Highlighting the all-important Gen Z demographic (those born between 1997 and 2005), the report noted: “Now ’tweens to young adults in their mid-20s, Gen Z is adept at digital technology and concerned about their financial health.”


One of the “good” survey takeaways was that nearly half (49%) are “very or somewhat receptive” to marketing offers from financial institutions. What offers do they seek? Thirty-percent want checking/deposit options and 24% want buy now pay later (BNPL) offers. They prefer these offers via email (36%), text (31%), and direct mail (26%).
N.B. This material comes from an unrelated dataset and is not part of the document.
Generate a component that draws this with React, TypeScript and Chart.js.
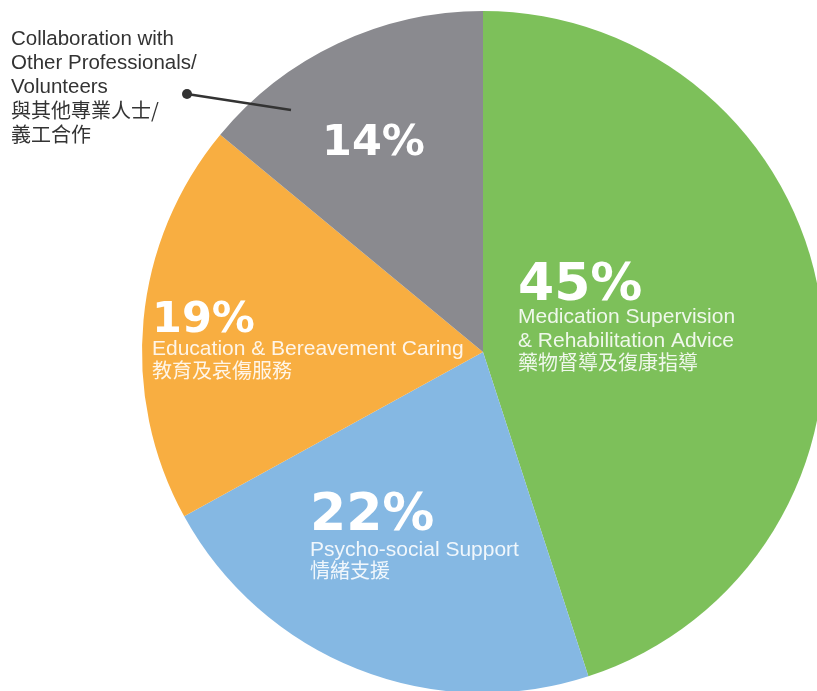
import React, { useEffect, useRef } from "react";
import { Chart, registerables } from "chart.js";

Chart.register(...registerables);

// ---- data ----
const categories = [
  "Medication Supervision & Rehabilitation Advice",
  "Psycho-social Support",
  "Education & Bereavement Caring",
  "Collaboration with Other Professionals/Volunteers",
];
const values = [45, 22, 19, 14];
const colors = ["#7DC05A", "#85B8E3", "#F8AE41", "#8A8A8F"];
const labelsEn = [
  ["Medication Supervision", "& Rehabilitation Advice"],
  ["Psycho-social Support"],
  ["Education & Bereavement Caring"],
  ["Collaboration with", "Other Professionals/", "Volunteers"],
];
const labelsZh = [
  ["藥物督導及復康指導"],
  ["情緒支援"],
  ["教育及哀傷服務"],
  ["與其他專業人士/", "義工合作"],
];

const LATIN = '"Liberation Sans", Arial, "Noto Sans CJK TC", sans-serif';
const CJK = '"Noto Sans CJK TC", "Noto Sans CJK SC", sans-serif';
const NUM = '"DejaVu Sans", "Liberation Sans", sans-serif';

// label layout (canvas coordinates)
const layout = [
  { x: 518, y: 300, size: 52, textY: [323, 347], zhY: [370] },
  { x: 310, y: 530, size: 52, textY: [556], zhY: [578] },
  { x: 152, y: 332, size: 43, textY: [355], zhY: [378] },
  { x: 322, y: 155, size: 43 },
];

const labelPlugin = {
  id: "sliceLabels",
  afterDraw(chart: any) {
    const ctx: CanvasRenderingContext2D = chart.ctx;
    ctx.save();
    ctx.textAlign = "left";
    ctx.textBaseline = "alphabetic";
    values.forEach((v, i) => {
      const l: any = layout[i];
      ctx.fillStyle = "#ffffff";
      ctx.font = `bold ${l.size}px ${NUM}`;
      ctx.fillText(`${v}%`, l.x, l.y);
      if (l.textY) {
        ctx.fillStyle = "rgba(255,255,255,0.88)";
        ctx.font = `21px ${LATIN}`;
        labelsEn[i].forEach((t, k) => ctx.fillText(t, l.x, l.textY[k]));
        ctx.font = `20px ${CJK}`;
        labelsZh[i].forEach((t, k) => ctx.fillText(t, l.x, l.zhY[k]));
      }
    });
    // outside label for the last slice
    const last = values.length - 1;
    ctx.fillStyle = "#333333";
    ctx.font = `20.5px ${LATIN}`;
    const enY = [45, 69, 93];
    labelsEn[last].forEach((t, k) => ctx.fillText(t, 11, enY[k]));
    ctx.font = `20px ${CJK}`;
    const zhY = [118, 142];
    labelsZh[last].forEach((t, k) => ctx.fillText(t, 11, zhY[k]));
    // leader line
    ctx.strokeStyle = "#333333";
    ctx.lineWidth = 2.6;
    ctx.beginPath();
    ctx.moveTo(187, 94);
    ctx.lineTo(291, 110);
    ctx.stroke();
    ctx.beginPath();
    ctx.arc(187, 94, 5, 0, Math.PI * 2);
    ctx.fillStyle = "#333333";
    ctx.fill();
    ctx.restore();
  },
};

export default function App() {
  const ref = useRef<HTMLCanvasElement | null>(null);
  useEffect(() => {
    if (!ref.current) return;
    const chart = new Chart(ref.current, {
      type: "pie",
      data: {
        labels: categories,
        datasets: [
          {
            data: values,
            backgroundColor: colors,
            borderWidth: 0,
          },
        ],
      },
      options: {
        responsive: false,
        animation: false,
        layout: { padding: { left: 142, top: 11, right: 6, bottom: 7 } },
        plugins: {
          legend: { display: false },
          tooltip: { enabled: false },
        },
      },
      plugins: [labelPlugin],
    });
    return () => chart.destroy();
  }, []);
  return (
    <div
      style={{
        position: "fixed",
        left: 0,
        top: 0,
        width: 817,
        height: 691,
        overflow: "hidden",
        background: "#ffffff",
      }}
    >
      <canvas ref={ref} width={830} height={700} style={{ display: "block" }} />
    </div>
  );
}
For those FIs looking to “win over” Gen Z, the survey reported the following:


  • 28% want to decrease or remove overdraft fees

  • 25% want financial coaching

  • 24% want help increasing credit scores

  • 29% want their mobile app to have 24/7 support, and

  • 21% want P2P options.


Millennials, born between 1981 and 1996, “have delayed life’s typical milestones while navigating a challenging financial situation marked by high debt and low or stagnant earnings,” the survey found.


With regard to offers, 42% want more credit card options, followed by 36% checking/deposit offers. Email, at 48%, is the preferred communication medium followed by direct mail (37%) and text (34%). They seek help with saving strategies (37%), raising credit scores (30%), and budgeting (26%). Like their younger counterparts, they want mobile banking apps with 24/7 support (35%) and P2P options (23%).  


Noting that Gen X, born between 1965 and 1980, is in it “peak earning years,” the survey cautioned not to overlook this segment. “Gen X is not quite as receptive to banking offers as younger generations (42%), but there is ample opportunity for financial institutions to reach and win them over.”


This demographic wants debit/credit offers (42%), checking deposit offers (40%) and credit card offers (39%). Preferred communication method is email (55%) and direct mail (46%). They seek help with budgeting (30%) and savings strategies (28%). Their mobile wish list includes 24/7 support (25%), card controls, such as freeze and unfreeze (19%), and credit score check (18%).



As many baby boomers, born between 1946 and 1964, enter retirement age, the survey found that finances are “very much” on their mind. “Only 27% surveyed are very or somewhat receptive to marketing offers from financial institutions — but there are opportunities for the right offers in the right channel.”


Their interested in the following offers: savings deposit (43%), checking deposit (41%) and credit/debit cards (38%). Email at 60% was the channel they most prefer closely followed by direct mail, 59%.They want help preventing identity theft (14%), consolidating debt (12%), and retirement planning (10%). As important demographic differentiator was that 57% of boomers never bank at “online only” financial institutions, 53% regularly visit a physical bank/credit union location, and 34% never bank through a mobile app, the survey offered.


Comprehensive, Actionable View


Since each FI has a unique relationship with its accountholders, the report noted that it is critical to include every demographic and related data when determining new banking strategies.


“Before your financial institution can deliver the personalization people expect, you must optimize your available data. Many institutions are unaware or unable to harness the rich and extensive data they have at their fingertips,” the report noted. “Identify a provider that can combine macro and micro data with market insight, analytic support and marketing precision to give you a comprehensive, actionable view into how to connect with more of the right consumers for your financial institution.”